### Charts and diagrams as code

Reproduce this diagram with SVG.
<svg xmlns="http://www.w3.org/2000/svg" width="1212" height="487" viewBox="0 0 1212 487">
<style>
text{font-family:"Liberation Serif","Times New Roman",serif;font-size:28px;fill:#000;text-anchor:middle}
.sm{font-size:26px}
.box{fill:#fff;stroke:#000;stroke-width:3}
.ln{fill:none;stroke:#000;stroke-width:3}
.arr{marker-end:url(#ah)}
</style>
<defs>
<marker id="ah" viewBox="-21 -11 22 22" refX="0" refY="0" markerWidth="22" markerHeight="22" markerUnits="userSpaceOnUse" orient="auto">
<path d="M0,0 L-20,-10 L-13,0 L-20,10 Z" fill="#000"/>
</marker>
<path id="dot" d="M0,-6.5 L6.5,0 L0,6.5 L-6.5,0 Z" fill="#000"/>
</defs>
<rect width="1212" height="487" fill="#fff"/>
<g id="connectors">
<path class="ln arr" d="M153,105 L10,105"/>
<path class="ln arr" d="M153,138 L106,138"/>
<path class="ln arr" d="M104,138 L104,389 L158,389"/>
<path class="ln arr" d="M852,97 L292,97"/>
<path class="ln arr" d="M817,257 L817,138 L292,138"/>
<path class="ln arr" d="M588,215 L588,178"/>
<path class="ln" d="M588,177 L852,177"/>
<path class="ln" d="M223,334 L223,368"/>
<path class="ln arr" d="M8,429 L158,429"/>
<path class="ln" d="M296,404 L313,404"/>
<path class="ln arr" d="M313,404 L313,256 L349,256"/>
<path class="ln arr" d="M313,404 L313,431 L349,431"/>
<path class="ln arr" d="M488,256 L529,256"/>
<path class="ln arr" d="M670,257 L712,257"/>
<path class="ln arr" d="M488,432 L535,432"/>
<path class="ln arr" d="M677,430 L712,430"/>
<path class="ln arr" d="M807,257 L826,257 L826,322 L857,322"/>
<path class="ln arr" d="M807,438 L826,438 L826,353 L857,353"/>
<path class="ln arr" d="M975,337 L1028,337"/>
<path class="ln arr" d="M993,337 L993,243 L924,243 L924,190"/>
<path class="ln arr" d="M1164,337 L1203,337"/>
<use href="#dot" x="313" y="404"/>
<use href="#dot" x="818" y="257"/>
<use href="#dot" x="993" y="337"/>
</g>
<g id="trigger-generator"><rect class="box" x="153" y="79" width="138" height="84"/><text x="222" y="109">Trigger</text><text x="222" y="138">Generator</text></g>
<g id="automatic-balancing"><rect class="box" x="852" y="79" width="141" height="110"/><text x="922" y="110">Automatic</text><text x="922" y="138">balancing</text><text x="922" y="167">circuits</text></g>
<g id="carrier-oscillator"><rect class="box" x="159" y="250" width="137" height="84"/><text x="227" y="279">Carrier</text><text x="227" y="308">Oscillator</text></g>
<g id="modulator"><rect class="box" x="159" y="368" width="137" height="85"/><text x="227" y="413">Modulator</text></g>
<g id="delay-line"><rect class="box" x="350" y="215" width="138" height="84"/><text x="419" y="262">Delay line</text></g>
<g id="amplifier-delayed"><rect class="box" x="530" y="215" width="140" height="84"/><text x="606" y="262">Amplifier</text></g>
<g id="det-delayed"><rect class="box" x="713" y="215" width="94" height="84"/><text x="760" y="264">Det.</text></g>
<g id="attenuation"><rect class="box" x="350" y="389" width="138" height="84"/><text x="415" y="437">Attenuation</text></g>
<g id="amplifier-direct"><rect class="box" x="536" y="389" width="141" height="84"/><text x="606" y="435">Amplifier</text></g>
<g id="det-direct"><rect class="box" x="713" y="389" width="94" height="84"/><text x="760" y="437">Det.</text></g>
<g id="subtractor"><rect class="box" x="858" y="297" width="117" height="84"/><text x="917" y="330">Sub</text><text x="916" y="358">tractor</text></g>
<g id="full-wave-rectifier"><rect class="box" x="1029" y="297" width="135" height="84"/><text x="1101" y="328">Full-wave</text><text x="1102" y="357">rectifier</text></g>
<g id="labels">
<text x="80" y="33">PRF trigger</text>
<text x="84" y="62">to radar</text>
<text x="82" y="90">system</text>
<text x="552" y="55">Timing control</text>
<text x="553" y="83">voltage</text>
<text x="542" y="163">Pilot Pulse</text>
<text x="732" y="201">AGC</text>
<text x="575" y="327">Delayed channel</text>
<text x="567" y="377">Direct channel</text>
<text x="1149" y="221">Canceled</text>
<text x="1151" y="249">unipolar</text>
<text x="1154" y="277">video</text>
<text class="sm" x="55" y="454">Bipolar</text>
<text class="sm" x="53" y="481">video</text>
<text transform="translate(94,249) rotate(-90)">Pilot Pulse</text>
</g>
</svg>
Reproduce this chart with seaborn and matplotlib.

### Request
Please restate the data word for word, every record included.

### Task response
Reproduce this diagram with SVG.
<svg xmlns="http://www.w3.org/2000/svg" width="1212" height="487" viewBox="0 0 1212 487">
<style>
text{font-family:"Liberation Serif","Times New Roman",serif;font-size:28px;fill:#000;text-anchor:middle}
.sm{font-size:26px}
.box{fill:#fff;stroke:#000;stroke-width:3}
.ln{fill:none;stroke:#000;stroke-width:3}
.arr{marker-end:url(#ah)}
</style>
<defs>
<marker id="ah" viewBox="-21 -11 22 22" refX="0" refY="0" markerWidth="22" markerHeight="22" markerUnits="userSpaceOnUse" orient="auto">
<path d="M0,0 L-20,-10 L-13,0 L-20,10 Z" fill="#000"/>
</marker>
<path id="dot" d="M0,-6.5 L6.5,0 L0,6.5 L-6.5,0 Z" fill="#000"/>
</defs>
<rect width="1212" height="487" fill="#fff"/>
<g id="connectors">
<path class="ln arr" d="M153,105 L10,105"/>
<path class="ln arr" d="M153,138 L106,138"/>
<path class="ln arr" d="M104,138 L104,389 L158,389"/>
<path class="ln arr" d="M852,97 L292,97"/>
<path class="ln arr" d="M817,257 L817,138 L292,138"/>
<path class="ln arr" d="M588,215 L588,178"/>
<path class="ln" d="M588,177 L852,177"/>
<path class="ln" d="M223,334 L223,368"/>
<path class="ln arr" d="M8,429 L158,429"/>
<path class="ln" d="M296,404 L313,404"/>
<path class="ln arr" d="M313,404 L313,256 L349,256"/>
<path class="ln arr" d="M313,404 L313,431 L349,431"/>
<path class="ln arr" d="M488,256 L529,256"/>
<path class="ln arr" d="M670,257 L712,257"/>
<path class="ln arr" d="M488,432 L535,432"/>
<path class="ln arr" d="M677,430 L712,430"/>
<path class="ln arr" d="M807,257 L826,257 L826,322 L857,322"/>
<path class="ln arr" d="M807,438 L826,438 L826,353 L857,353"/>
<path class="ln arr" d="M975,337 L1028,337"/>
<path class="ln arr" d="M993,337 L993,243 L924,243 L924,190"/>
<path class="ln arr" d="M1164,337 L1203,337"/>
<use href="#dot" x="313" y="404"/>
<use href="#dot" x="818" y="257"/>
<use href="#dot" x="993" y="337"/>
</g>
<g id="trigger-generator"><rect class="box" x="153" y="79" width="138" height="84"/><text x="222" y="109">Trigger</text><text x="222" y="138">Generator</text></g>
<g id="automatic-balancing"><rect class="box" x="852" y="79" width="141" height="110"/><text x="922" y="110">Automatic</text><text x="922" y="138">balancing</text><text x="922" y="167">circuits</text></g>
<g id="carrier-oscillator"><rect class="box" x="159" y="250" width="137" height="84"/><text x="227" y="279">Carrier</text><text x="227" y="308">Oscillator</text></g>
<g id="modulator"><rect class="box" x="159" y="368" width="137" height="85"/><text x="227" y="413">Modulator</text></g>
<g id="delay-line"><rect class="box" x="350" y="215" width="138" height="84"/><text x="419" y="262">Delay line</text></g>
<g id="amplifier-delayed"><rect class="box" x="530" y="215" width="140" height="84"/><text x="606" y="262">Amplifier</text></g>
<g id="det-delayed"><rect class="box" x="713" y="215" width="94" height="84"/><text x="760" y="264">Det.</text></g>
<g id="attenuation"><rect class="box" x="350" y="389" width="138" height="84"/><text x="415" y="437">Attenuation</text></g>
<g id="amplifier-direct"><rect class="box" x="536" y="389" width="141" height="84"/><text x="606" y="435">Amplifier</text></g>
<g id="det-direct"><rect class="box" x="713" y="389" width="94" height="84"/><text x="760" y="437">Det.</text></g>
<g id="subtractor"><rect class="box" x="858" y="297" width="117" height="84"/><text x="917" y="330">Sub</text><text x="916" y="358">tractor</text></g>
<g id="full-wave-rectifier"><rect class="box" x="1029" y="297" width="135" height="84"/><text x="1101" y="328">Full-wave</text><text x="1102" y="357">rectifier</text></g>
<g id="labels">
<text x="80" y="33">PRF trigger</text>
<text x="84" y="62">to radar</text>
<text x="82" y="90">system</text>
<text x="552" y="55">Timing control</text>
<text x="553" y="83">voltage</text>
<text x="542" y="163">Pilot Pulse</text>
<text x="732" y="201">AGC</text>
<text x="575" y="327">Delayed channel</text>
<text x="567" y="377">Direct channel</text>
<text x="1149" y="221">Canceled</text>
<text x="1151" y="249">unipolar</text>
<text x="1154" y="277">video</text>
<text class="sm" x="55" y="454">Bipolar</text>
<text class="sm" x="53" y="481">video</text>
<text transform="translate(94,249) rotate(-90)">Pilot Pulse</text>
</g>
</svg>
Reproduce this chart with seaborn and matplotlib.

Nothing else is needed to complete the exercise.